The Netflix series Marked begins with a bang, an armored car robbery from the point of view of the female driver, Babalwa, who eludes the robbers amidst a hail of gunfire. The series, after its Netflix-mandated 15-minute opening to grab the audience, is all uphill from there until the last few minutes when it manages to betray its genre, its lead character, and all of its mostly progressive political leanings.
The series has an acute sense of the rich and poor in Johannesburg. Babalwa’s daughter will die of cancer because her mother and her ineffectual church-deacon father cannot afford the 1.2 million required for the operation, with hospital fees being piled on and including 100,000 for the anesthesiologist. The besieged mother goes to the local gangster Baba G for help, and looking out over the ruins, he laments that in the ghetto of Soweto they eat cabbage while in the affluent sections of the city “they eat caviar.”

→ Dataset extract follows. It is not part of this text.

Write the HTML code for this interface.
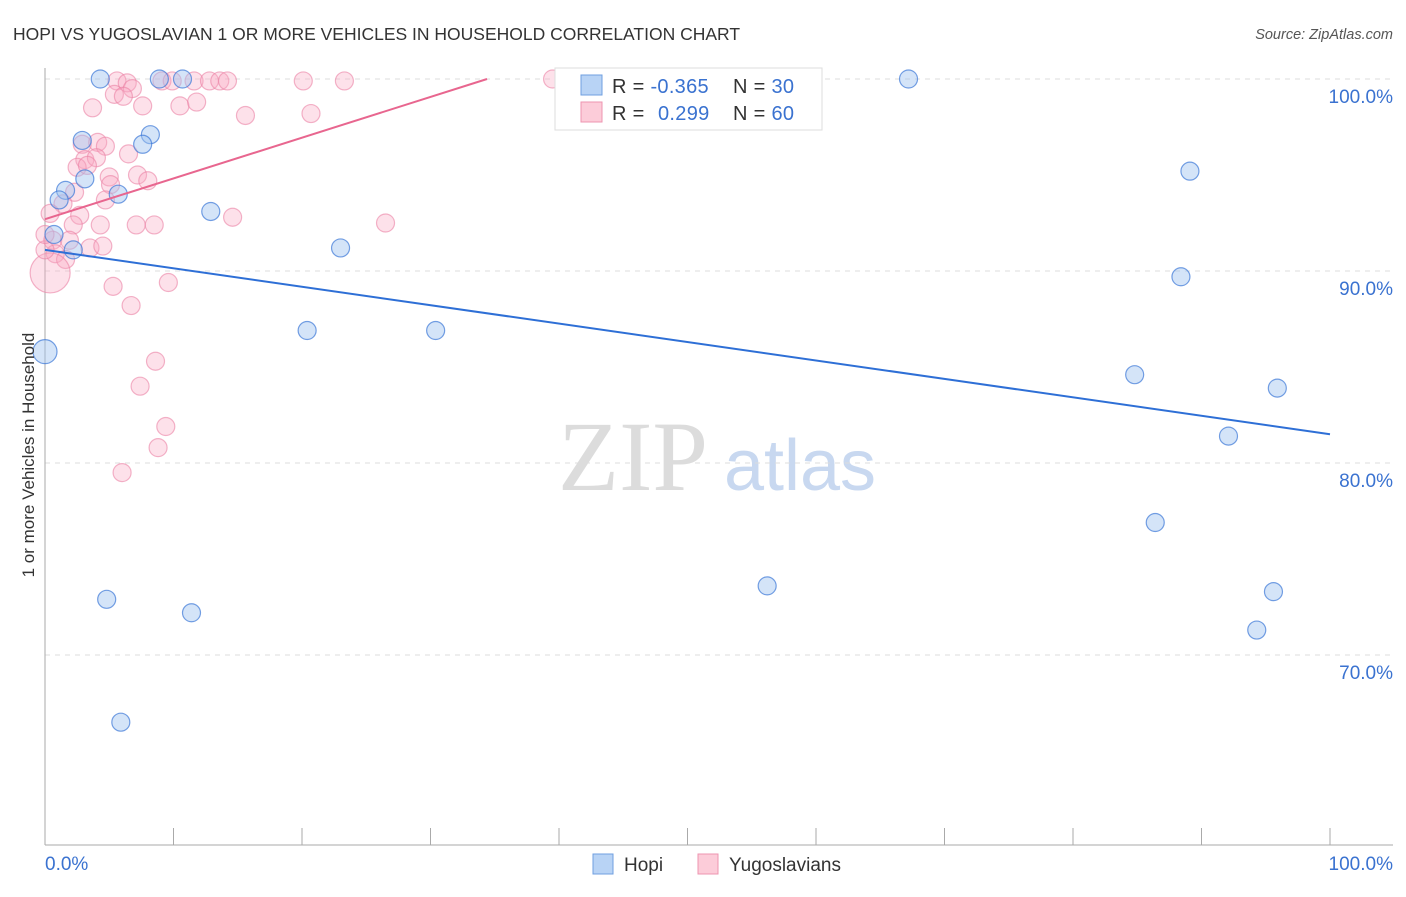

Babalwa (Lereto Mvelase, who voiced the character in both Zulu and English versions) and her husband are devout Christians, but when they go to their pastor to ask for money and a fundraising campaign, he refuses, telling them to “just have faith.” She then goes to her boss at a company appropriately named Iron Heart and asks him to loan her the money, shouting angrily at him and gesturing around his lavish office that “Every day I put my life on the line for you so you can live like this.” She is surrounded by money-grubbing upper-level employees at the company, one of whom, Rachel, when she realizes that Babalwa may be planning a heist, immediately blackmails her for a percentage. 
The female driver proves her resourcefulness and ingenuity in a number of areas, teaming up with the bastard son of the original gangster after he is killed, recruiting church congregants as her gang, including an indebted shopaholic with a penchant for new clothes, and ingeniously not allowing her armored car partner to take the blame for the robbery. Finally, she decides that she will leave her do-nothing husband for her more understanding partner, telling the pious husband, “I’ve been righteous all my life, and what has it gotten me?”

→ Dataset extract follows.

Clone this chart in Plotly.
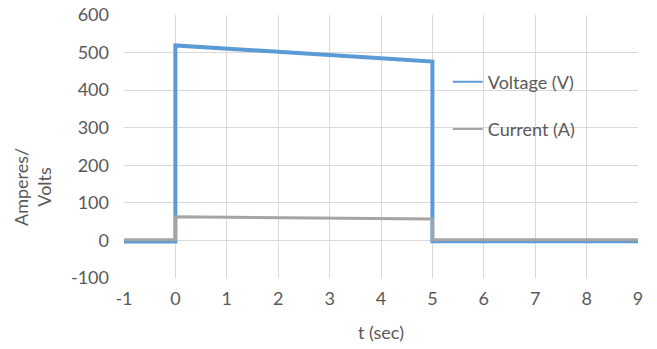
import plotly.graph_objects as go

t = [-1, 0, 0, 1, 2, 3, 4, 5, 5, 9]
voltage = [-3, -3, 519, 511, 502, 494, 485, 476, -2, -2]
current = [2, 2, 63, 62, 61, 60, 58, 57, 2, 2]

x_ticks = list(range(-1, 10))
y_ticks = list(range(-100, 601, 100))

FONT = "Lato"
GRAY = "#595959"
FS = 18
BLUE = "#5B9BD5"
GREY_LINE = "#A5A5A5"

fig = go.Figure()
fig.add_trace(go.Scatter(x=t, y=voltage, mode="lines", name="Voltage (V)", showlegend=False,
                         line=dict(color=BLUE, width=4)))
fig.add_trace(go.Scatter(x=t, y=current, mode="lines", name="Current (A)", showlegend=False,
                         line=dict(color=GREY_LINE, width=3)))
# legend entries with thin lines
fig.add_trace(go.Scatter(x=[None], y=[None], mode="lines", name="Voltage (V)", showlegend=True,
                         line=dict(color=BLUE, width=2), legend="legend"))
fig.add_trace(go.Scatter(x=[None], y=[None], mode="lines", name="Current (A)", showlegend=True,
                         line=dict(color=GREY_LINE, width=2), legend="legend2"))

fig.add_annotation(text="Amperes/<br>Volts", textangle=-90, xref="paper", yref="paper",
                   x=-0.179, y=0.346, xanchor="center", yanchor="middle", showarrow=False,
                   font=dict(size=FS, color=GRAY, family=FONT))

fig.update_layout(
    width=657, height=349,
    margin=dict(l=124, r=19, t=15, b=71),
    paper_bgcolor="white", plot_bgcolor="white",
    showlegend=True,
    font=dict(family=FONT, size=FS, color=GRAY),
    legend=dict(x=0.63, y=0.745, xanchor="left", yanchor="middle",
                bgcolor="rgba(0,0,0,0)", font=dict(size=FS, color=GRAY)),
    legend2=dict(x=0.63, y=0.565, xanchor="left", yanchor="middle",
                 bgcolor="rgba(0,0,0,0)", font=dict(size=FS, color=GRAY)),
    xaxis=dict(range=[-1, 9], tickvals=x_ticks, ticktext=[str(v) for v in x_ticks],
               showgrid=True, gridcolor="#d9d9d9", automargin=False,
               zeroline=False, showline=False, ticks="", ticklabelstandoff=8,
               title=dict(text="t (sec)", standoff=18, font=dict(size=FS, color=GRAY))),
    yaxis=dict(range=[-100, 600], tickvals=y_ticks, ticktext=[str(v) for v in y_ticks],
               showgrid=True, gridcolor="#d9d9d9", automargin=False,
               zeroline=False, showline=False, ticks="", ticklabelstandoff=14),
)

fig.write_html("out.html")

There has been a shift in the heist film of late such that, in earlier instances the thieves all die tragically or land in jail (The Asphalt Jungle, Rififi, The Lavendar Hill Mob) but in more contemporary moments, two of which feature equally down-on-their luck African-American female thieves (Set It Off and Steve McQueen’s Widows), as well as the popular Netflix series Money Heist, one or several of the thieves gets away with the loot. As times are harder and harsher and inequality worsens, these iterations of the genre suggest the audience is more interested in cheering on those who would rob from the rich than in going along with the old adage “Crime does not pay.”
Unfortunately, in the end, Marked sells out both its resolute African female lead and its audience. By the merest sleight of hand, a moment of whimsey where one character has a complete makeover that is completely out of character, an intervention that is less divine that deux ex machina, the series in its final moments reverses its polarity and presents an act of faith that makes its heroine appear to be not independent and able to risk anything to save her child but rather bereft of and, as a conservative Biblical reading reveals her to be, “Yee of little faith.” The ending instead brands her as having crossed a mercenary line, going too far even if her goal was to save the life of her daughter, threatened as much by a high-priced medical system as by the cancer which is destroying her body.
There are some potential commercial explanations both for the overtly political thrust of most of the series as well as the conservative ending. Netflix is no longer—if it ever was—in the business of, as its former CEO says, speaking “truth to power,” boasting series after series whose content instead is “pure entertainment.” For every Marked, there are five Wednesday-like programs—the streaming service’s Adam’s Family teen exploitation series.
However, Africa has the fewest Netflix subscribers of any continent and on that continent the streamer has a serious rival in Showmax, which, though partly owned by right-wing Comcast’s NBC Universal, still features local content that is of necessity grounded in its place, perhaps forcing Netflix in a big-budget series such as Marked designed to bring in new subscribers to, as they say, “keep it real.”
On the other hand, the ending, in what is otherwise a stellar teleplay in part by the Zimbabwean writer Sydney Dire, the South African actress Wendy Gumede and Charleen Ntsane, which moves the genre forward, may be either a capitulation to the streaming service nervousness about offending religious viewers or a capitulation by the creators and the streaming service to local censorship.
Fortunately, the final fifth of the last episode does not cancel out what is otherwise an extraordinary seven and four-fifths of an action series. The heroine of Marked takes her place alongside other heist heroines, substituting for their more profit-oriented motive—though the result of their own downtrodden social circumstances—the care and compassion of the protagonists of the maternal melodrama from Stella Dallas to All About My Mother, who always placed their child first.